56% des Français sont opposés à l’entrée de la Turquie dans l’Europe, 36% l’approuvent : le sondage Ipsos que nous publions aujourd’hui montre que si le référendum que vient de proposer Nicolas Sarkozy avait lieu aujourd’hui, le « non » l’emporterait nettement. Mais notre enquête indique également que l’opinion est susceptible d’évoluer, puisque 63% des personnes interrogées estiment que l’adhésion des Turcs est « envisageable dans l’avenir » s’ils font « les efforts politiques et économiques nécessaires ». Si la question était posée dans une dizaine d’années, comme l’envisage le ministre de l’Economie, la réponse pourrait donc être positive.

Les adversaires de l’entrée de la Turquie dans l’Union européenne restent majoritaires, mais ils sont 5% de moins qu’en juin 2004, tandis que ses partisans sont 5% de plus, à condition que cette adhésion soit envisagée dans un « avenir » non précisé. Pour Pierre Giacometti, directeur général d’Ipsos, cette évolution est liée à des facteurs à la fois permanents et conjoncturels. « Depuis la rentrée, la question de la laïcité est au cœur de l’actualité nationale comme internationale, explique-t-il. Les affaires de voile, en particulier, ont éclairé une partie de l’opinion sur l’impossibilité de s’en tenir à une opposition de principe à l’adhésion de la Turquie. Mais au fond, au-delà de la persistance d’un noyau dur opposé à cet élargissement, c’est surtout le manque d’information de l’opinion qui ressort de notre enquête. Les Français n’ont pas intégré le fait que la question turque ne se posera que dans un avenir lointain. »
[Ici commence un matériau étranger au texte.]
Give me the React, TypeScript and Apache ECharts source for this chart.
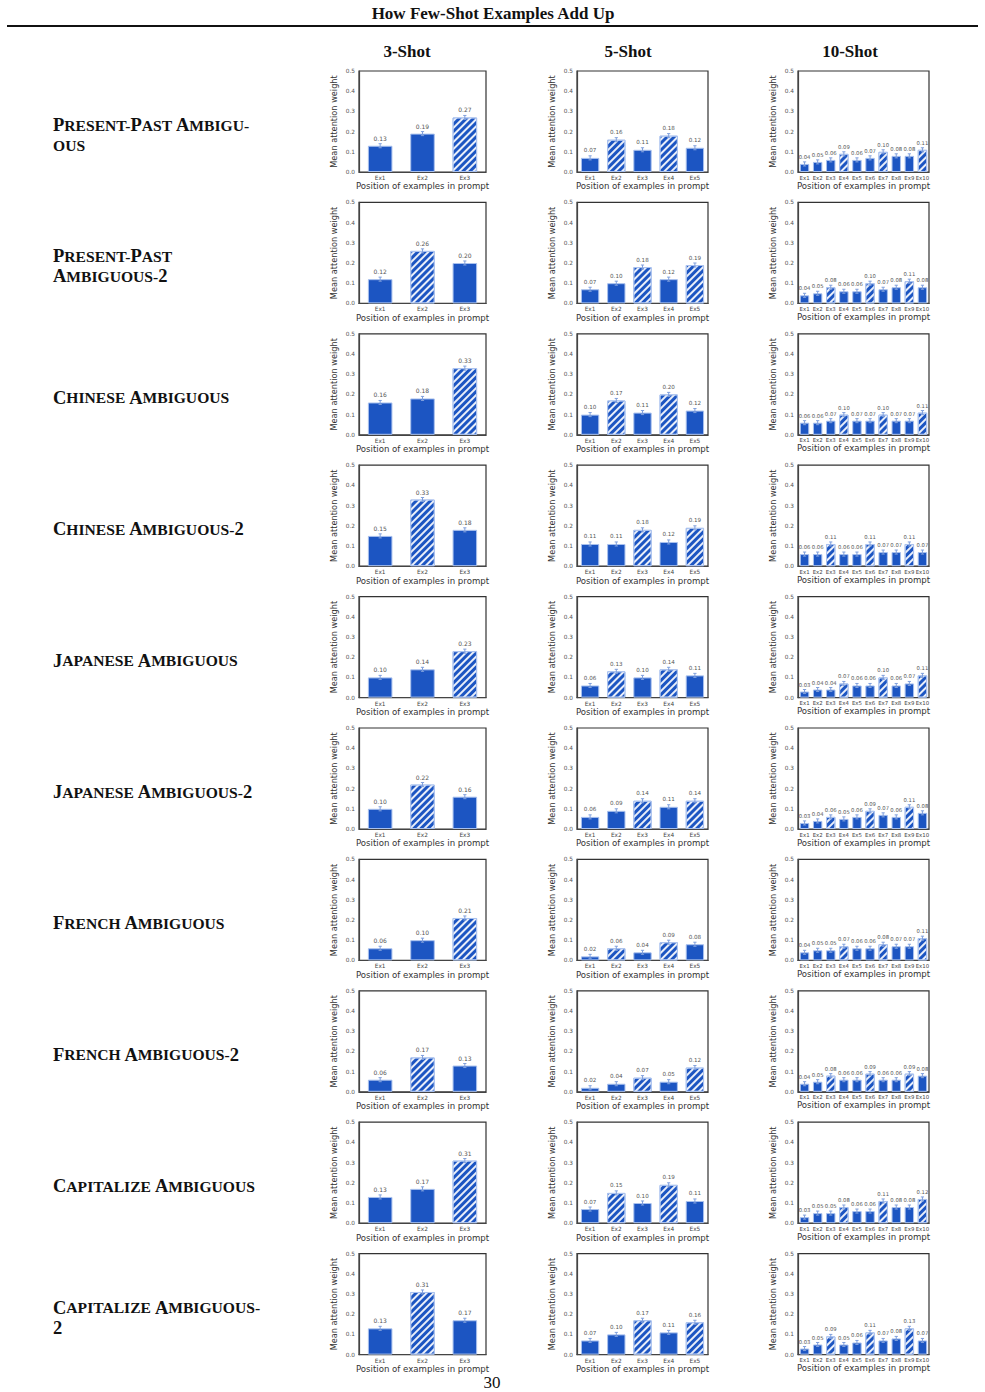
import React, { useEffect, useRef } from "react";
import * as echarts from "echarts";

// Task rows (left-hand labels)
const ROW_LABELS: string[] = [
  "Present-Past Ambigu-\nous",
  "Present-Past\nAmbiguous-2",
  "Chinese Ambiguous",
  "Chinese Ambiguous-2",
  "Japanese Ambiguous",
  "Japanese Ambiguous-2",
  "French Ambiguous",
  "French Ambiguous-2",
  "Capitalize Ambiguous",
  "Capitalize Ambiguous-\n2",
];

const COLUMN_TITLES: string[] = ["3-Shot", "5-Shot", "10-Shot"];

const CATS_3: string[] = ["Ex1", "Ex2", "Ex3"];
const CATS_5: string[] = ["Ex1", "Ex2", "Ex3", "Ex4", "Ex5"];
const CATS_10: string[] = ["Ex1", "Ex2", "Ex3", "Ex4", "Ex5", "Ex6", "Ex7", "Ex8", "Ex9", "Ex10"];

// Mean attention weight per example position
const SHOT_3: number[][] = [
  [0.13, 0.19, 0.27],
  [0.12, 0.26, 0.2],
  [0.16, 0.18, 0.33],
  [0.15, 0.33, 0.18],
  [0.1, 0.14, 0.23],
  [0.1, 0.22, 0.16],
  [0.06, 0.1, 0.21],
  [0.06, 0.17, 0.13],
  [0.13, 0.17, 0.31],
  [0.13, 0.31, 0.17],
];

const SHOT_5: number[][] = [
  [0.07, 0.16, 0.11, 0.18, 0.12],
  [0.07, 0.1, 0.18, 0.12, 0.19],
  [0.1, 0.17, 0.11, 0.2, 0.12],
  [0.11, 0.11, 0.18, 0.12, 0.19],
  [0.06, 0.13, 0.1, 0.14, 0.11],
  [0.06, 0.09, 0.14, 0.11, 0.14],
  [0.02, 0.06, 0.04, 0.09, 0.08],
  [0.02, 0.04, 0.07, 0.05, 0.12],
  [0.07, 0.15, 0.1, 0.19, 0.11],
  [0.07, 0.1, 0.17, 0.11, 0.16],
];

const SHOT_10: number[][] = [
  [0.04, 0.05, 0.06, 0.09, 0.06, 0.07, 0.1, 0.08, 0.08, 0.11],
  [0.04, 0.05, 0.08, 0.06, 0.06, 0.1, 0.07, 0.08, 0.11, 0.08],
  [0.06, 0.06, 0.07, 0.1, 0.07, 0.07, 0.1, 0.07, 0.07, 0.11],
  [0.06, 0.06, 0.11, 0.06, 0.06, 0.11, 0.07, 0.07, 0.11, 0.07],
  [0.03, 0.04, 0.04, 0.07, 0.06, 0.06, 0.1, 0.06, 0.07, 0.11],
  [0.03, 0.04, 0.06, 0.05, 0.06, 0.09, 0.07, 0.06, 0.11, 0.08],
  [0.04, 0.05, 0.05, 0.07, 0.06, 0.06, 0.08, 0.07, 0.07, 0.11],
  [0.04, 0.05, 0.08, 0.06, 0.06, 0.09, 0.06, 0.06, 0.09, 0.08],
  [0.03, 0.05, 0.05, 0.08, 0.06, 0.06, 0.11, 0.08, 0.08, 0.12],
  [0.03, 0.05, 0.09, 0.05, 0.06, 0.11, 0.07, 0.08, 0.13, 0.07],
];

// Indices of the hatched (ambiguous) examples in each row
const HATCH_3: number[][] = [[2], [1], [2], [1], [2], [1], [2], [1], [2], [1]];
const HATCH_5: number[][] = [
  [1, 3], [2, 4], [1, 3], [2, 4], [1, 3], [2, 4], [1, 3], [2, 4], [1, 3], [2, 4],
];
const HATCH_10: number[][] = [
  [3, 6, 9], [2, 5, 8], [3, 6, 9], [2, 5, 8], [3, 6, 9],
  [2, 5, 8], [3, 6, 9], [2, 5, 8], [3, 6, 9], [2, 5, 8],
];

// Half-width of the error bars
const ERR = 0.01;

const BAR_BLUE = "#1c55c2";
const BAR_EDGE = "#a9c1ee";
const ERR_COLOR = "#7f9fdc";
const SANS = "DejaVu Sans";
const SERIF = "Liberation Serif";

const COL_LEFT = [359, 577, 798];
const COL_WIDTH = [127, 131, 131];
const COL_TITLE_X = [407, 628, 850];
const ROW_TOP0 = 71;
const ROW_STEP = 131.4;
const PLOT_H = 101;

function smallCaps(s: string): string {
  let out = "";
  let buf = "";
  let mode: string | null = null;
  const flush = () => {
    if (buf && mode) out += `{${mode}|${buf}}`;
    buf = "";
  };
  for (const ch of s) {
    if (ch === "\n") {
      flush();
      out += "\n";
      mode = null;
      continue;
    }
    const m = /[A-Z0-9]/.test(ch) ? "b" : "s";
    if (m !== mode) {
      flush();
      mode = m;
    }
    buf += ch.toUpperCase();
  }
  flush();
  return out;
}

export default function App() {
  const ref = useRef<HTMLDivElement>(null);

  useEffect(() => {
    document.body.style.margin = "0";
    if (!ref.current) return;
    const chart = echarts.init(ref.current, undefined, { renderer: "svg" });

    const grids: any[] = [];
    const xAxes: any[] = [];
    const yAxes: any[] = [];
    const series: any[] = [];
    const graphics: any[] = [];

    const panels = [
      { cats: CATS_3, vals: SHOT_3, hatch: HATCH_3, barW: "58%", lab: 6 },
      { cats: CATS_5, vals: SHOT_5, hatch: HATCH_5, barW: "70%", lab: 5.6 },
      { cats: CATS_10, vals: SHOT_10, hatch: HATCH_10, barW: "72%", lab: 5.3 },
    ];

    const hatchDecal = {
      symbol: "rect",
      symbolSize: 1,
      dashArrayX: [1, 0],
      dashArrayY: [1.4, 3],
      rotation: -Math.PI / 4,
      color: "rgba(255,255,255,0.9)",
    };

    ROW_LABELS.forEach((label, r) => {
      const top = ROW_TOP0 + r * ROW_STEP;
      panels.forEach((p, c) => {
        const gi = grids.length;
        grids.push({
          left: COL_LEFT[c],
          top,
          width: COL_WIDTH[c],
          height: PLOT_H,
          show: true,
          borderColor: "#333",
          borderWidth: 1.2,
          backgroundColor: "#fff",
        });
        xAxes.push({
          type: "category",
          gridIndex: gi,
          data: p.cats,
          name: "Position of examples in prompt",
          nameLocation: "middle",
          nameGap: 9,
          nameTextStyle: { fontFamily: SANS, fontSize: 8.6, color: "#333" },
          axisLine: { show: true, lineStyle: { color: "#444", width: 1.2 } },
          axisTick: { show: false },
          axisLabel: {
            interval: 0,
            fontFamily: SANS,
            fontSize: c === 2 ? 5.4 : 5.8,
            color: "#444",
            margin: 3,
          },
        });
        yAxes.push({
          type: "value",
          gridIndex: gi,
          min: 0,
          max: 0.5,
          interval: 0.1,
          name: "Mean attention weight",
          nameLocation: "middle",
          nameGap: 21,
          nameTextStyle: { fontFamily: SANS, fontSize: 8.2, color: "#333" },
          axisLine: { show: true, lineStyle: { color: "#444", width: 1.2 } },
          axisTick: { show: false },
          splitLine: { show: false },
          axisLabel: {
            fontFamily: SANS,
            fontSize: 5.8,
            color: "#555",
            margin: 4,
            formatter: (v: number) => v.toFixed(1),
          },
        });
        const vals = p.vals[r];
        series.push({
          type: "bar",
          xAxisIndex: gi,
          yAxisIndex: gi,
          barWidth: p.barW,
          data: vals.map((v, i) => ({
            value: v,
            itemStyle: p.hatch[r].includes(i)
              ? { color: BAR_BLUE, borderColor: BAR_EDGE, borderWidth: 1, decal: hatchDecal }
              : { color: BAR_BLUE, borderColor: BAR_EDGE, borderWidth: 1 },
          })),
          label: {
            show: true,
            position: "top",
            distance: 4.5,
            fontFamily: SANS,
            fontSize: p.lab,
            color: "#555",
            formatter: (q: any) => Number(q.value).toFixed(2),
          },
        });
        series.push({
          type: "custom",
          xAxisIndex: gi,
          yAxisIndex: gi,
          data: vals.map((v, i) => [i, v]),
          z: 5,
          renderItem: (_params: any, api: any) => {
            const x = api.value(0);
            const v = api.value(1);
            const hi = api.coord([x, v + ERR]);
            const lo = api.coord([x, v - ERR]);
            const cap = 1.6;
            const st = { stroke: ERR_COLOR, lineWidth: 1 };
            return {
              type: "group",
              children: [
                { type: "line", shape: { x1: hi[0], y1: hi[1], x2: lo[0], y2: lo[1] }, style: st },
                { type: "line", shape: { x1: hi[0] - cap, y1: hi[1], x2: hi[0] + cap, y2: hi[1] }, style: st },
                { type: "line", shape: { x1: lo[0] - cap, y1: lo[1], x2: lo[0] + cap, y2: lo[1] }, style: st },
              ],
            };
          },
        });
      });

      graphics.push({
        type: "text",
        left: 53,
        top: top + 63 - (label.includes("\n") ? 10 : 0) - 9,
        style: {
          text: smallCaps(label),
          lineHeight: 20,
          rich: {
            b: { fontFamily: SERIF, fontWeight: "bold", fontSize: 18.5, fill: "#111", lineHeight: 20 },
            s: { fontFamily: SERIF, fontWeight: "bold", fontSize: 15.6, fill: "#111", lineHeight: 20 },
          },
        },
      });
    });

    graphics.push(
      {
        type: "text",
        x: 493,
        y: 13,
        style: {
          text: "How Few-Shot Examples Add Up",
          fontFamily: SERIF,
          fontWeight: "bold",
          fontSize: 17,
          fill: "#111",
          align: "center",
          verticalAlign: "middle",
        },
      },
      {
        type: "line",
        shape: { x1: 7, y1: 26, x2: 978, y2: 26 },
        style: { stroke: "#111", lineWidth: 2 },
      },
      {
        type: "text",
        x: 492,
        y: 1382,
        style: {
          text: "30",
          fontFamily: SERIF,
          fontSize: 17,
          fill: "#111",
          align: "center",
          verticalAlign: "middle",
        },
      }
    );
    COLUMN_TITLES.forEach((t, c) => {
      graphics.push({
        type: "text",
        x: COL_TITLE_X[c],
        y: 51,
        style: {
          text: t,
          fontFamily: SERIF,
          fontWeight: "bold",
          fontSize: 17,
          fill: "#111",
          align: "center",
          verticalAlign: "middle",
        },
      });
    });

    chart.setOption({
      animation: false,
      backgroundColor: "#fff",
      grid: grids,
      xAxis: xAxes,
      yAxis: yAxes,
      series,
      graphic: graphics,
    });

    return () => chart.dispose();
  }, []);

  return <div ref={ref} style={{ width: 985, height: 1392 }} />;
}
De ce point de vue, l’initiative de Nicolas Sarkozy prend toute sa « pertinence » selon Pierre Giacometti. « D’autant, ajoute-il, que les autres éléments dont nous disposons révèlent qu’il existe effectivement un fort risque de pollution du référendum constitutionnel par le problème de la Turquie. L’opinion demande à être éclairée, et toutes les grandes familles politiques devraient s’y atteler. L’esquisse de débat, assez caricatural, auquel elles se livrent, est loin de répondre aux exigences complexes des Français. »

Ce travail pédagogique exige une clarification préalable qui s’annonce plus difficile à gauche qu’à droite. A l’UMP comme à l’UDF, l’opposition à l’entrée de la Turquie est massive, même si ses motifs ne sont pas toujours avoués. 26% seulement des personnes interrogées justifient leur « non » par la différence religieuse, mais le contexte international permet de supposer que l’idée d’une incompatibilité irrémédiable entre le judéo-christianisme et l’islam est en fait bien plus répandue.

Cet argument est néanmoins beaucoup plus fréquemment invoqué par l’électorat de la droite, et singulièrement du FN, que par celui de la gauche. Le tabou de la condamnation de l’islam est particulièrement fort chez les sympathisants du PS, qui évoquent plus volontiers leur crainte d’une immigration turque massive en France. Contrairement aux électeurs du PC, des Verts et de l’extrême gauche, partisans assumés d’une Europe multiculturelle et multiconfessionnelle, les électeurs socialistes sont divisés.

C’est le reflet de l’incapacité des élus du PS, mais aussi des intellectuels proches de lui, à se prononcer clairement sur le sujet. Ce que le philosophe Alain Finkielkraut nomme l’« universalisme », fondé sur les valeurs républicaines, a aussi ses partisans à gauche, mais on ne les entend guère. Surtout depuis que le PS a entrepris de flatter la fibre « altermondialiste » de son électorat.

A la lumière de notre sondage, on comprend mieux pourquoi le débat européen provoque tant de couacs chez les ténors socialistes.